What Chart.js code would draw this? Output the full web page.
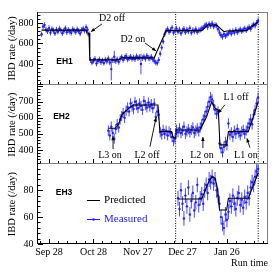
<!DOCTYPE html>
<html>
<head>
<meta charset="utf-8">
<script src="https://cdn.jsdelivr.net/npm/chart.js@4.4.1/dist/chart.umd.min.js"></script>
<style>
  html, body { margin: 0; padding: 0; background: #fff; }
  #wrap { position: relative; width: 279px; height: 273px; }
  #wrap canvas { position: absolute; left: 0; top: 0; }
</style>
</head>
<body>
<div id="wrap">
  <canvas id="c1" width="279" height="273"></canvas>
  <canvas id="c2" width="279" height="273"></canvas>
  <canvas id="c3" width="279" height="273"></canvas>
</div>
<script>
// x axis: days since Sep 28
const xTickDays = [0, 30, 60, 90, 120];
const xTickLabels = ['Sep 28', 'Oct 28', 'Nov 27', 'Dec 27', 'Jan 26'];
const dottedDays = [85.4, 141.1];

// EH1 measured, one value per day starting at eh1Start
const eh1Start = -5;
const eh1Rate = [
  690, 765, 780, 735, 720, 750, 705, 740, 725, 700,
  735, 715, 745, 728, 700, 722, 748, 710, 733, 718,
  705, 740, 725, 712, 738, 720, 698, 730, 745, 726,
  760, 735, 690,
  440, 415, 432, 450, 405, 428, 445, 418, 436, 410,
  442, 425, 455, 415, 350, 438, 470, 428, 446, 420,
  452, 468, 440, 462, 478, 445, 458, 470, 450, 462,
  448, 475, 455, 466, 400, 458, 472, 450, 480, 460,
  455, 470, 445, 430,
  415, 410, 440, 500, 560, 620, 690, 725,
  740, 712, 730, 755, 705, 725, 745, 715, 735, 700,
  728, 742, 710, 735, 720, 750, 705, 730, 718, 740,
  712, 728, 735, 745,
  755, 770, 785, 760,
  790, 772, 795, 768, 780, 775,
  740, 705, 680, 665, 690, 672,
  685, 700, 715, 695, 720, 705, 732, 710, 725, 738,
  720, 735, 745, 730,
  748, 760, 742, 770, 785, 775, 800, 820
];
const eh1Err = 28;
const eh1BigErr = [[42, 110], [44, 60], [62, 100]];
const eh1PredDay = [-5, 25, 25.5, 27, 27.5, 47, 49, 71, 73, 79, 103, 107, 113, 118, 120, 133, 141];
const eh1PredRate = [730, 730, 705, 700, 440, 440, 460, 460, 530, 725, 725, 780, 780, 715, 722, 725, 810];

// EH2 measured
const eh2Start = 40;
const eh2Rate = [
  520, 490, 545, 505, 470, 530, 560, 540, 590, 610,
  630, 600, 645, 665, 640, 690, 670, 655, 700, 680,
  660, 690, 675, 650, 705, 680, 665, 695, 670, 685,
  660, 690, 605, 640, 620,
  510, 495, 525, 500, 520, 490, 515, 505, 480, 455,
  470, 525, 510, 535, 505, 520, 545, 500, 515, 530,
  510, 525, 540, 505, 520, 535, 515,
  540, 560, 590, 610, 640, 670, 700, 730, 715, 680,
  650, 625, 640,
  440, 410, 385, 420, 450, 430,
  565, 495, 510, 480, 520, 500, 530, 505, 490, 515,
  525, 500, 520,
  540, 565, 590, 560, 620, 650, 690, 725
];
const eh2Err = 32;
const eh2BigErr = [];
const eh2PredDay = [40, 44.5, 47, 49, 51.2, 54.6, 56.8, 73.5, 74.8, 82.7, 83.8, 85.3, 85.6, 101.8, 106.3, 109.7, 112, 114.2, 115.3, 119.8, 121, 134.4, 141.1];
const eh2PredRate = [535, 535, 560, 617, 638, 665, 680, 680, 514, 514, 475, 475, 524, 524, 607, 700, 660, 648, 431, 431, 514, 514, 700];

// EH3 measured
const eh3Start = 87;
const eh3Rate = [
  74, 66, 80, 70, 59, 76, 68, 82, 62, 72,
  78, 65, 71, 84, 69, 74, 77,
  70, 80, 84, 78, 88, 86, 90, 85, 88,
  80, 76, 70,
  60, 55, 52, 62, 58, 64,
  72, 68, 76, 70, 66, 74, 78, 69, 73, 67,
  75, 71,
  78, 74, 82, 86, 84, 90, 94, 96
];
const eh3Err = 5.5;
const eh3BigErr = [];
const eh3PredDay = [87, 103, 108, 110, 112, 113.5, 115, 119.8, 121, 134.4, 141.1];
const eh3PredRate = [73.5, 73.5, 87, 90, 89, 82, 65.3, 65.3, 74, 74, 93];

const SERIF = '"Liberation Serif", "DejaVu Serif", serif';
const SANS = '"Liberation Sans", Arial, sans-serif';
const BLUE = '#2020ff';
const xMin = -8.1, xMax = 147.7;

function drawArrow(ctx, x1, y1, x2, y2) {
  const a = Math.atan2(y2 - y1, x2 - x1), h = 4, w = 1.8;
  ctx.beginPath(); ctx.moveTo(x1, y1); ctx.lineTo(x2, y2); ctx.stroke();
  ctx.beginPath();
  ctx.moveTo(x2, y2);
  ctx.lineTo(x2 - h * Math.cos(a) + w * Math.sin(a), y2 - h * Math.sin(a) - w * Math.cos(a));
  ctx.lineTo(x2 - h * Math.cos(a) - w * Math.sin(a), y2 - h * Math.sin(a) + w * Math.cos(a));
  ctx.closePath(); ctx.fill();
}

// frame, inward ticks, labels, arrows, legend
const annot = {
  id: 'annot',
  afterDraw(chart, args, o) {
    const {ctx, chartArea: a, scales: {x, y}} = chart;
    const L = Math.round(a.left), T = Math.round(a.top), R = Math.round(a.right), B = Math.round(a.bottom);
    ctx.save();
    ctx.lineWidth = 1;
    ctx.strokeStyle = '#808080';
    ctx.beginPath();
    if (o.drawTop) { ctx.moveTo(L, T + 0.5); ctx.lineTo(R, T + 0.5); }
    ctx.moveTo(R - 0.5, T); ctx.lineTo(R - 0.5, B);
    ctx.stroke();
    ctx.strokeStyle = o.bottomColor;
    ctx.beginPath(); ctx.moveTo(L, B - 0.5); ctx.lineTo(R, B - 0.5); ctx.stroke();
    ctx.strokeStyle = '#000';
    ctx.beginPath(); ctx.moveTo(L + 0.5, T); ctx.lineTo(L + 0.5, B); ctx.stroke();

    // y ticks
    ctx.beginPath();
    for (let v = Math.ceil(y.min / o.yMinor) * o.yMinor; v <= y.max; v += o.yMinor) {
      const py = Math.round(y.getPixelForValue(v)) + 0.5;
      const len = (Math.abs(v / o.yMajor - Math.round(v / o.yMajor)) < 1e-6) ? 5 : 2.5;
      ctx.moveTo(L + 1, py); ctx.lineTo(L + 1 + len, py);
    }
    // x ticks
    for (let d = 0; d <= x.max; d += 6) {
      const px = Math.round(x.getPixelForValue(d)) + 0.5;
      const len = (d % 30 === 0) ? 4 : 2;
      ctx.moveTo(px, B - 1); ctx.lineTo(px, B - 1 - len);
    }
    for (let d = -6; d >= x.min; d -= 6) {
      const px = Math.round(x.getPixelForValue(d)) + 0.5;
      ctx.moveTo(px, B - 1); ctx.lineTo(px, B - 3);
    }
    ctx.stroke();

    // panel name
    ctx.fillStyle = '#000';
    ctx.font = 'bold 8.5px ' + SANS;
    ctx.textAlign = 'center'; ctx.textBaseline = 'middle';
    ctx.fillText(o.name, x.getPixelForValue(o.nameAt[0]), y.getPixelForValue(o.nameAt[1]));

    // notes and arrows
    ctx.font = '10px ' + SERIF;
    o.notes.forEach(n => ctx.fillText(n[0], x.getPixelForValue(n[1]), y.getPixelForValue(n[2])));
    ctx.lineWidth = 0.9;
    o.arrows.forEach(r => drawArrow(ctx,
      x.getPixelForValue(r[0]), y.getPixelForValue(r[1]),
      x.getPixelForValue(r[2]), y.getPixelForValue(r[3])));

    // legend
    if (o.legend) {
      ctx.font = '11px ' + SERIF;
      ctx.textAlign = 'left';
      o.legend.forEach(l => {
        const x1 = x.getPixelForValue(l.d1), x2 = x.getPixelForValue(l.d2);
        const py = Math.round(y.getPixelForValue(l.v)) + 0.5;
        ctx.strokeStyle = l.color; ctx.fillStyle = l.color; ctx.lineWidth = 1;
        ctx.beginPath(); ctx.moveTo(x1, py); ctx.lineTo(x2, py); ctx.stroke();
        if (l.marker) {
          ctx.beginPath(); ctx.arc((x1 + x2) / 2, py, 1.3, 0, Math.PI * 2); ctx.fill();
        }
        ctx.fillText(l.text, x2 + 4, py);
      });
    }
    ctx.restore();
  }
};

const panels = [
  {
    id: 'c1', padTop: 11.7, padBottom: 188, yMin: 195, yMax: 910, yMajor: 200, yMinor: 40, yLabels: [400, 600, 800],
    start: eh1Start, rate: eh1Rate, err: eh1Err, bigErr: eh1BigErr, predDay: eh1PredDay, predRate: eh1PredRate,
    name: 'EH1', nameAt: [10.5, 419], drawTop: true, bottomColor: '#808080', showX: false,
    notes: [['D2 off', 42.5, 849], ['D2 on', 56.5, 644]],
    arrows: [[35.7, 790, 28.3, 715], [64.7, 605, 72.2, 527]]
  },
  {
    id: 'c2', padTop: 85, padBottom: 108.7, yMin: 310, yMax: 805, yMajor: 100, yMinor: 20, yLabels: [400, 500, 600, 700],
    start: eh2Start, rate: eh2Rate, err: eh2Err, bigErr: eh2BigErr, predDay: eh2PredDay, predRate: eh2PredRate,
    name: 'EH2', nameAt: [8.4, 605], drawTop: false, bottomColor: '#808080', showX: false,
    notes: [['L3 on', 41.1, 363], ['L2 off', 66.1, 363], ['L2 on', 103.2, 363], ['L1 off', 126.1, 729], ['L1 on', 132.8, 363]],
    arrows: [[43.2, 405, 43.2, 485], [68.1, 420, 72.2, 602], [103.8, 412, 103.8, 480],
             [118.7, 682, 114, 628], [135.5, 414, 133.5, 472]]
  },
  {
    id: 'c3', padTop: 164.3, padBottom: 3, yMin: 40, yMax: 99.3, yMajor: 20, yMinor: 4, yLabels: [40, 60, 80],
    start: eh3Start, rate: eh3Rate, err: eh3Err, bigErr: eh3BigErr, predDay: eh3PredDay, predRate: eh3PredRate,
    name: 'EH3', nameAt: [10.1, 78], drawTop: false, bottomColor: '#000', showX: true,
    notes: [], arrows: [],
    legend: [
      {d1: 25.6, d2: 34.4, v: 72.8, color: '#000', text: 'Predicted'},
      {d1: 25.6, d2: 34.4, v: 58.6, color: BLUE, text: 'Measured', marker: true}
    ]
  }
];

panels.forEach(p => {
  const errFor = d => { const b = p.bigErr.find(e => e[0] === d); return b ? b[1] : p.err; };
  const pts = p.rate.map((v, i) => ({x: p.start + i, y: v}));
  const bars = p.rate.map((v, i) => { const d = p.start + i, e = errFor(d); return {x: d, y: [v - e, v + e]}; });
  const pred = p.predDay.map((d, i) => ({x: d, y: p.predRate[i]}));
  const dotted = dottedDays.map(d => ({
    type: 'line', data: [{x: d, y: p.yMin}, {x: d, y: p.yMax}],
    borderColor: '#000', borderWidth: 1, borderDash: [1, 1.5], pointRadius: 0, order: 3
  }));

  new Chart(document.getElementById(p.id), {
    type: 'bar',
    data: {
      datasets: [
        {type: 'line', data: pred, borderColor: '#000', borderWidth: 1.1, pointRadius: 0, tension: 0, order: 0},
        {type: 'line', data: pts, showLine: false, pointRadius: 1.2, pointBorderWidth: 0, pointBackgroundColor: BLUE, order: 1},
        {type: 'bar', data: bars, backgroundColor: 'rgba(40,40,255,0.85)', barThickness: 1, inflateAmount: 0, grouped: false, order: 2},
        ...dotted
      ]
    },
    options: {
      responsive: false,
      animation: false,
      events: [],
      layout: {padding: {left: 0, right: 11, top: p.padTop, bottom: p.padBottom}},
      plugins: {
        legend: {display: false},
        tooltip: {enabled: false},
        annot: p
      },
      scales: {
        x: {
          type: 'linear', min: xMin, max: xMax, offset: false, display: p.showX,
          afterBuildTicks: s => { s.ticks = xTickDays.map(v => ({value: v})); },
          afterFit: s => { if (p.showX) s.height = 26; },
          grid: {drawOnChartArea: false, drawTicks: false},
          border: {display: false},
          ticks: {
            font: {family: SERIF, size: 10}, color: '#000', padding: 2, maxRotation: 0, autoSkip: false,
            callback: v => xTickLabels[xTickDays.indexOf(v)]
          },
          title: {display: true, text: 'Run time', align: 'end', font: {family: SERIF, size: 10}, color: '#000', padding: {top: 0, bottom: 1}}
        },
        y: {
          type: 'linear', min: p.yMin, max: p.yMax,
          afterBuildTicks: s => { s.ticks = p.yLabels.map(v => ({value: v})); },
          afterFit: s => { s.width = 37; },
          grid: {drawOnChartArea: false, drawTicks: false},
          border: {display: false},
          ticks: {font: {family: SERIF, size: 10}, color: '#000', padding: 3.5},
          title: {display: true, text: 'IBD rate (/day)', font: {family: SERIF, size: 10.5}, color: '#000', padding: {top: 6.2, bottom: 0}}
        }
      }
    },
    plugins: [annot]
  });
});
</script>
</body>
</html>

# Brief
Pictures stay out. Print the data exactly, from its first line through the line containing "const dottedDays = [85.4, 141.1];".

# Task response
What Chart.js code would draw this? Output the full web page.
<!DOCTYPE html>
<html>
<head>
<meta charset="utf-8">
<script src="https://cdn.jsdelivr.net/npm/chart.js@4.4.1/dist/chart.umd.min.js"></script>
<style>
  html, body { margin: 0; padding: 0; background: #fff; }
  #wrap { position: relative; width: 279px; height: 273px; }
  #wrap canvas { position: absolute; left: 0; top: 0; }
</style>
</head>
<body>
<div id="wrap">
  <canvas id="c1" width="279" height="273"></canvas>
  <canvas id="c2" width="279" height="273"></canvas>
  <canvas id="c3" width="279" height="273"></canvas>
</div>
<script>
// x axis: days since Sep 28
const xTickDays = [0, 30, 60, 90, 120];
const xTickLabels = ['Sep 28', 'Oct 28', 'Nov 27', 'Dec 27', 'Jan 26'];
const dottedDays = [85.4, 141.1];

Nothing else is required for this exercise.